PROBLEM: Pull out each line of the data that includes the word "chart".

Collection entries:
***
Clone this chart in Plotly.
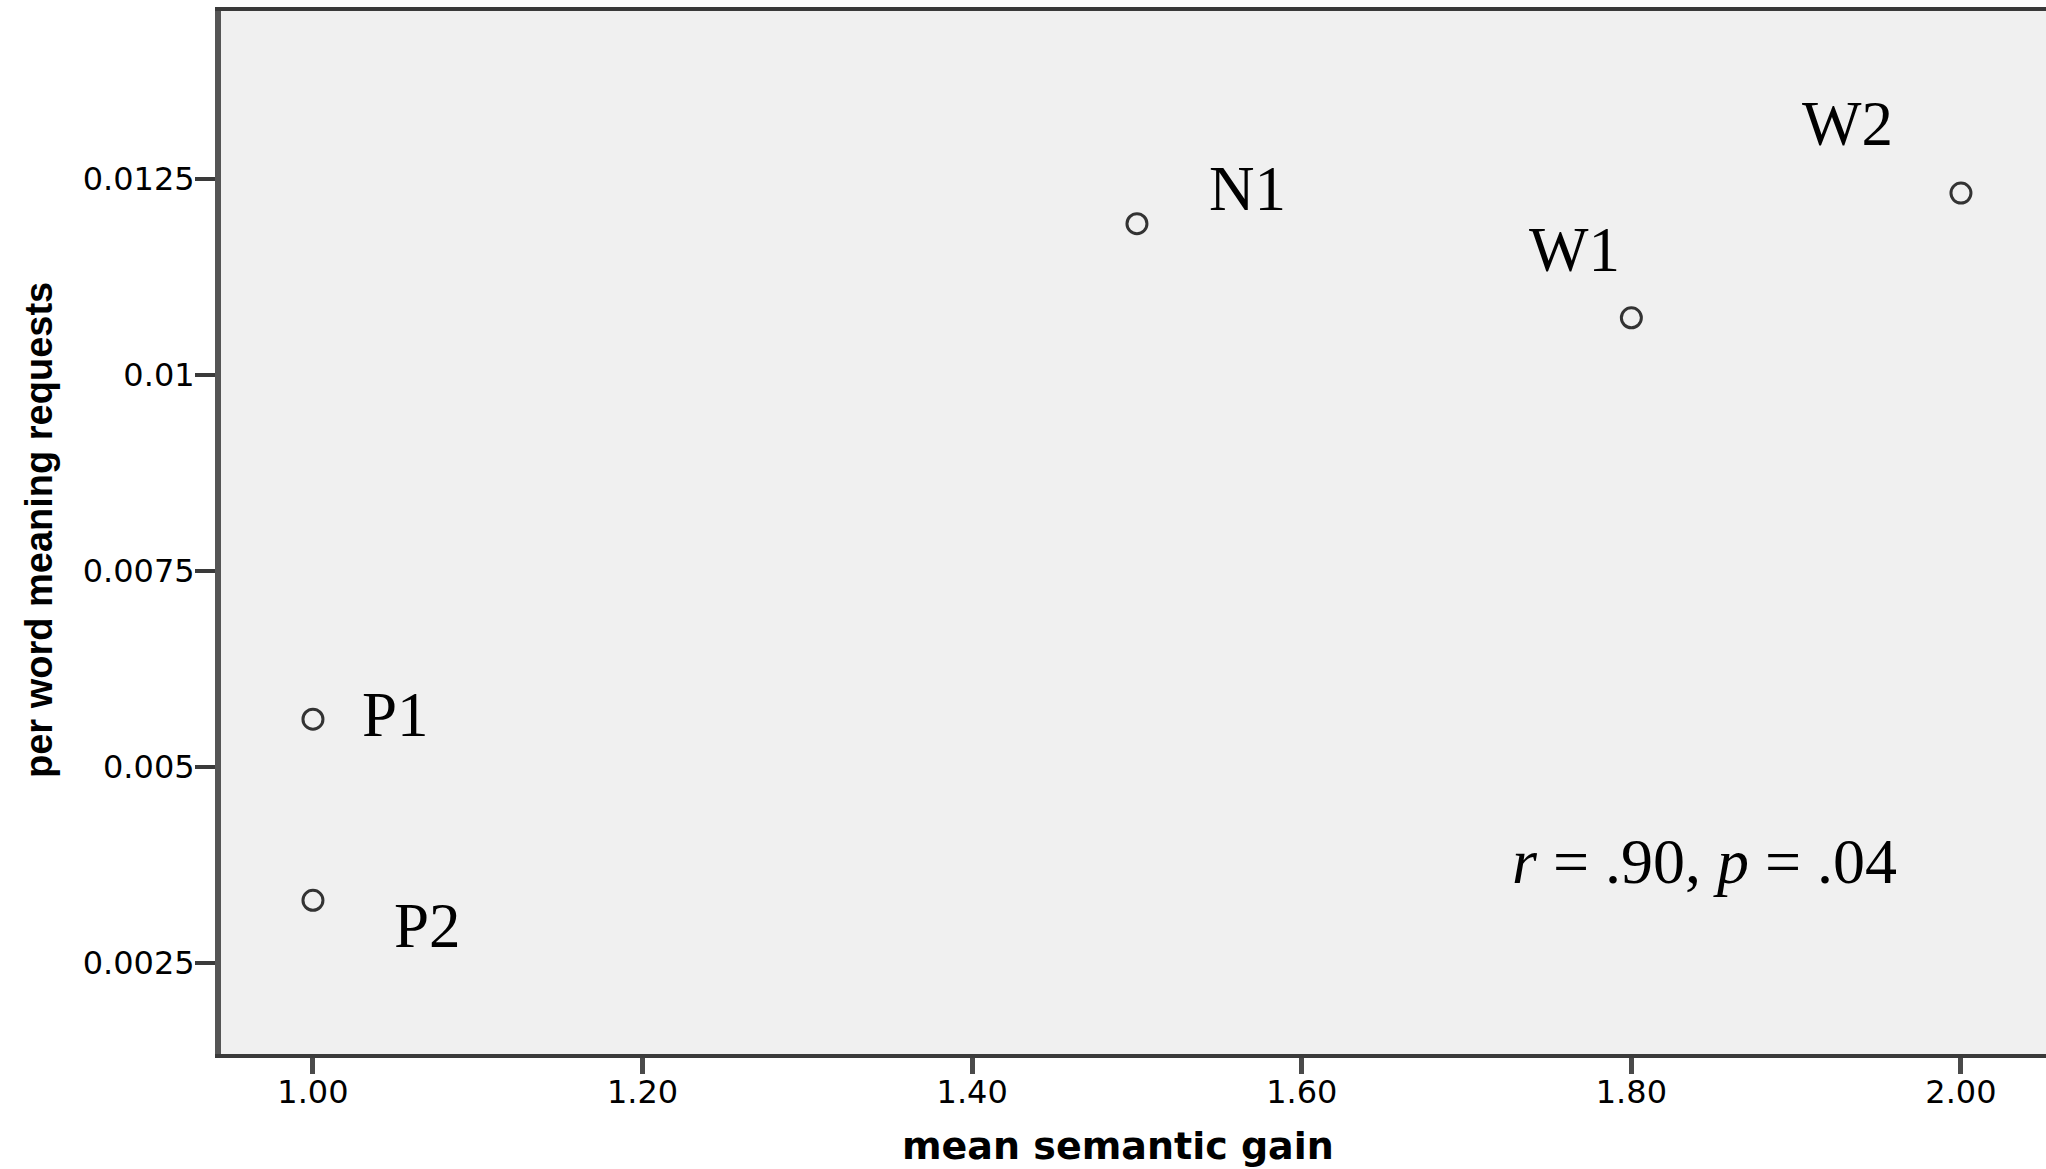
import plotly.graph_objects as go

# Data
groups = ["P1", "P2", "N1", "W1", "W2"]
semantic_gain = [1.00, 1.00, 1.50, 1.80, 2.00]
meaning_requests = [0.00561, 0.00330, 0.01193, 0.01073, 0.01232]

x_tickvals = [1.0, 1.2, 1.4, 1.6, 1.8, 2.0]
x_ticktext = ["1.00", "1.20", "1.40", "1.60", "1.80", "2.00"]
y_tickvals = [0.0025, 0.005, 0.0075, 0.01, 0.0125]
y_ticktext = ["0.0025", "0.005", "0.0075", "0.01", "0.0125"]

# label offsets in pixels (style)
label_shift = {
    "P1": (47, 4, "left"),
    "P2": (79, -26, "left"),
    "N1": (70, 35, "left"),
    "W1": (-57, 68, "center"),
    "W2": (-113, 69, "center"),
}

fig = go.Figure()
fig.add_trace(go.Scatter(
    x=semantic_gain, y=meaning_requests, mode="markers",
    marker=dict(symbol="circle-open", size=20, color="#333333",
                line=dict(width=3, color="#333333")),
    showlegend=False, hoverinfo="skip",
))

for g, xv, yv in zip(groups, semantic_gain, meaning_requests):
    dx, dy, anchor = label_shift[g]
    fig.add_annotation(
        x=xv, y=yv, text=g, showarrow=False,
        xanchor=anchor, yanchor="middle", xshift=dx, yshift=dy,
        font=dict(family="Liberation Serif", size=63, color="black"),
    )

fig.add_annotation(
    x=1.8445, y=0.0038, xref="x", yref="y",
    text="<i>r</i> = .90, <i>p</i> = .04", showarrow=False,
    xanchor="center", yanchor="middle",
    font=dict(family="Liberation Serif", size=64, color="black"),
)

# axis titles
fig.add_annotation(
    x=0.4915, y=-0.088, xref="paper", yref="paper",
    text="<b>mean semantic gain</b>", showarrow=False,
    xanchor="center", yanchor="middle",
    font=dict(family="DejaVu Sans", size=38, color="black"),
)
fig.add_annotation(
    x=-0.0997, y=0.5024, xref="paper", yref="paper",
    text="<b>per word meaning requests</b>", showarrow=False, textangle=-90,
    xanchor="center", yanchor="middle",
    font=dict(family="Liberation Sans", size=38, color="black"),
)

fig.update_layout(
    width=2046, height=1169,
    margin=dict(l=221, r=0, t=11, b=115),
    paper_bgcolor="white", plot_bgcolor="#f0f0f0",
    xaxis=dict(
        range=[0.9442, 2.0516], tickvals=x_tickvals, ticktext=x_ticktext,
        showgrid=False, zeroline=False,
        showline=True, linecolor="#3a3a3a", linewidth=4, mirror=True,
        ticks="outside", ticklen=16, tickwidth=5, tickcolor="#4a4a4a",
        ticklabelstandoff=-9,
        tickfont=dict(family="DejaVu Sans", size=32, color="black"),
    ),
    yaxis=dict(
        range=[0.001339, 0.014643], tickvals=y_tickvals, ticktext=y_ticktext,
        showgrid=False, zeroline=False,
        showline=True, linecolor="#555555", linewidth=6,
        ticks="outside", ticklen=20, tickwidth=4, tickcolor="#3a3a3a",
        ticklabelstandoff=-6,
        tickfont=dict(family="DejaVu Sans", size=32, color="black"),
    ),
)

fig.write_html("out.html")
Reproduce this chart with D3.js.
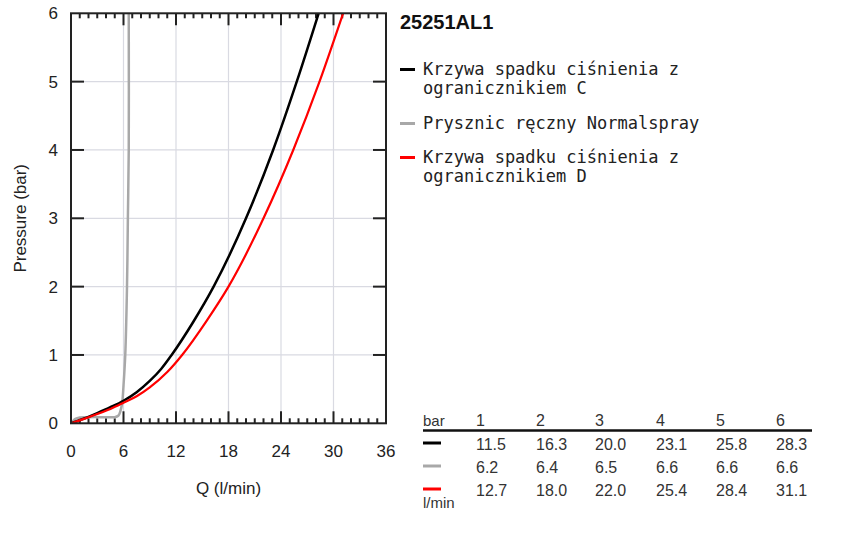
<!DOCTYPE html>
<html><head><meta charset="utf-8">
<script src="https://cdn.jsdelivr.net/npm/d3@7"></script>
<style>body{margin:0;background:#fff}svg{display:block}</style>
</head><body><svg id="c" width="850" height="545"></svg>
<script>
const title = "25251AL1";
const seriesNames = ["Krzywa spadku ciśnienia z\nogranicznikiem C", "Prysznic ręczny Normalspray", "Krzywa spadku ciśnienia z\nogranicznikiem D"];
const seriesColors = ["#000000", "#a8a8a8", "#ff0000"];
const blackQ = [0, 1.5, 3, 4.5, 6, 7.5, 9, 10.3, 11.5, 14, 16.3, 20.0, 23.1, 25.8, 28.3];
const blackP = [0, 0.07, 0.15, 0.235, 0.33, 0.455, 0.62, 0.795, 1, 1.49, 2, 3, 4, 5, 6];
const grayQ = [0, 0.2, 0.5, 1.0, 2, 4, 5.0, 5.4, 5.65, 5.85, 6.0, 6.2, 6.4, 6.5, 6.6, 6.6];
const grayP = [0, 0.03, 0.065, 0.085, 0.09, 0.09, 0.09, 0.11, 0.18, 0.3, 0.55, 1, 2, 3, 4, 6];
const redQ = [0, 1.5, 3, 4.5, 6, 7.5, 9, 11, 12.7, 15.5, 18.0, 22.0, 25.4, 28.4, 31.1];
const redP = [0, 0.065, 0.135, 0.21, 0.3, 0.395, 0.525, 0.75, 1, 1.5, 2, 3, 4, 5, 6];
const xTicks = [0, 6, 12, 18, 24, 30, 36];
const yTicks = [0, 1, 2, 3, 4, 5, 6];
const tableHeader = ["1", "2", "3", "4", "5", "6"];
const tableBlack = ["11.5", "16.3", "20.0", "23.1", "25.8", "28.3"];
const tableGray = ["6.2", "6.4", "6.5", "6.6", "6.6", "6.6"];
const tableRed = ["12.7", "18.0", "22.0", "25.4", "28.4", "31.1"];

const svg = d3.select("#c");
const L = 71, R = 386, T = 13.3, B = 423.3;
const x = d3.scaleLinear().domain([0, 36]).range([L, R]);
const y = d3.scaleLinear().domain([0, 6]).range([B, T]);
const sans = "'Liberation Sans', Arial, sans-serif";
const mono = "'DejaVu Sans Mono', monospace";

// grid
const g = svg.append("g");
g.selectAll(".vg").data(xTicks.slice(1, -1)).enter().append("line")
  .attr("x1", d => x(d)).attr("x2", d => x(d)).attr("y1", T).attr("y2", B)
  .attr("stroke", "#d9dae2").attr("stroke-width", 1.2);
g.selectAll(".hg").data(yTicks.slice(1, -1)).enter().append("line")
  .attr("y1", d => y(d)).attr("y2", d => y(d)).attr("x1", L).attr("x2", R)
  .attr("stroke", "#d9dae2").attr("stroke-width", 1.2);

// ticks
const minor = d3.range(1, 36).filter(v => v % 6 !== 0);
const tk = svg.append("g").attr("stroke", "#222").attr("stroke-width", 2);
minor.forEach(v => {
  tk.append("line").attr("x1", x(v)).attr("x2", x(v)).attr("y1", B).attr("y2", B - 5);
  tk.append("line").attr("x1", x(v)).attr("x2", x(v)).attr("y1", T).attr("y2", T + 5);
});
xTicks.slice(1, -1).forEach(v => {
  tk.append("line").attr("x1", x(v)).attr("x2", x(v)).attr("y1", B).attr("y2", B - 12);
  tk.append("line").attr("x1", x(v)).attr("x2", x(v)).attr("y1", T).attr("y2", T + 12);
});
yTicks.slice(1, -1).forEach(v => {
  tk.append("line").attr("x1", L).attr("x2", L + 13).attr("y1", y(v)).attr("y2", y(v));
  tk.append("line").attr("x1", R).attr("x2", R - 13).attr("y1", y(v)).attr("y2", y(v));
});

// curves
svg.append("clipPath").attr("id", "clp").append("rect")
  .attr("x", L).attr("y", T).attr("width", R - L).attr("height", B - T);
const plot = svg.append("g").attr("clip-path", "url(#clp)");
const mk = (qs, ps) => qs.map((q, i) => [q, ps[i]]);
const lineN = d3.line().x(d => x(d[0])).y(d => y(d[1])).curve(d3.curveMonotoneX);
const lineC = d3.line().x(d => x(d[0])).y(d => y(d[1])).curve(d3.curveCatmullRom.alpha(0.5));
plot.append("path").attr("d", lineC(mk(grayQ, grayP))).attr("fill", "none")
  .attr("stroke", seriesColors[1]).attr("stroke-width", 2.5);
plot.append("path").attr("d", lineN(mk(blackQ, blackP))).attr("fill", "none")
  .attr("stroke", seriesColors[0]).attr("stroke-width", 2.5);
plot.append("path").attr("d", lineN(mk(redQ, redP))).attr("fill", "none")
  .attr("stroke", seriesColors[2]).attr("stroke-width", 2.2);

// frame
svg.append("rect").attr("x", L).attr("y", T).attr("width", R - L).attr("height", B - T)
  .attr("fill", "none").attr("stroke", "#222").attr("stroke-width", 2);

// tick labels
svg.selectAll(".xl").data(xTicks).enter().append("text")
  .attr("x", d => x(d)).attr("y", 457).attr("text-anchor", "middle")
  .attr("font-family", sans).attr("font-size", 17).attr("fill", "#222").text(d => d);
svg.selectAll(".yl").data(yTicks).enter().append("text")
  .attr("x", 58).attr("y", d => y(d) + 6).attr("text-anchor", "end")
  .attr("font-family", sans).attr("font-size", 17).attr("fill", "#222").text(d => d);

svg.append("text").attr("x", (L + R) / 2).attr("y", 494).attr("text-anchor", "middle")
  .attr("font-family", sans).attr("font-size", 17).attr("fill", "#222").text("Q (l/min)");
svg.append("text").attr("transform", `translate(26,${(T + B) / 2}) rotate(-90)`)
  .attr("text-anchor", "middle").attr("font-family", sans).attr("font-size", 17)
  .attr("fill", "#222").text("Pressure (bar)");

// title
svg.append("text").attr("x", 400).attr("y", 29).attr("font-family", sans)
  .attr("font-weight", "bold").attr("font-size", 20).attr("fill", "#111").text(title);

// legend
const legY = [75, 129, 163];
seriesNames.forEach((n, i) => {
  svg.append("line").attr("x1", 400).attr("x2", 415).attr("y1", legY[i] - 5.5).attr("y2", legY[i] - 5.5)
    .attr("stroke", seriesColors[i]).attr("stroke-width", 3);
  n.split("\n").forEach((t, j) => {
    svg.append("text").attr("x", 423).attr("y", legY[i] + j * 18.5)
      .attr("font-family", mono).attr("font-size", 17).attr("fill", "#222")
      .attr("xml:space", "preserve").text(t);
  });
});

// table
const colX = [476, 536, 595, 656, 716, 776];
const tf = 16;
svg.append("text").attr("x", 423).attr("y", 426).attr("font-family", sans).attr("font-size", 15)
  .attr("fill", "#333").text("bar");
tableHeader.forEach((t, i) => svg.append("text").attr("x", colX[i]).attr("y", 426)
  .attr("font-family", sans).attr("font-size", tf).attr("fill", "#333").text(t));
svg.append("line").attr("x1", 423).attr("x2", 812).attr("y1", 430.5).attr("y2", 430.5)
  .attr("stroke", "#111").attr("stroke-width", 2.5);
const rows = [tableBlack, tableGray, tableRed];
const rowY = [450, 473, 496];
rows.forEach((r, k) => {
  svg.append("line").attr("x1", 423).attr("x2", 441).attr("y1", rowY[k] - 7).attr("y2", rowY[k] - 7)
    .attr("stroke", seriesColors[k]).attr("stroke-width", 3);
  r.forEach((t, i) => svg.append("text").attr("x", colX[i]).attr("y", rowY[k])
    .attr("font-family", sans).attr("font-size", tf).attr("fill", "#333").text(t));
});
svg.append("text").attr("x", 423).attr("y", 508).attr("font-family", sans).attr("font-size", 15)
  .attr("fill", "#333").text("l/min");
</script></body></html>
***
FINISHED ANSWER:
Clone this chart in Plotly.
Reproduce this chart with D3.js.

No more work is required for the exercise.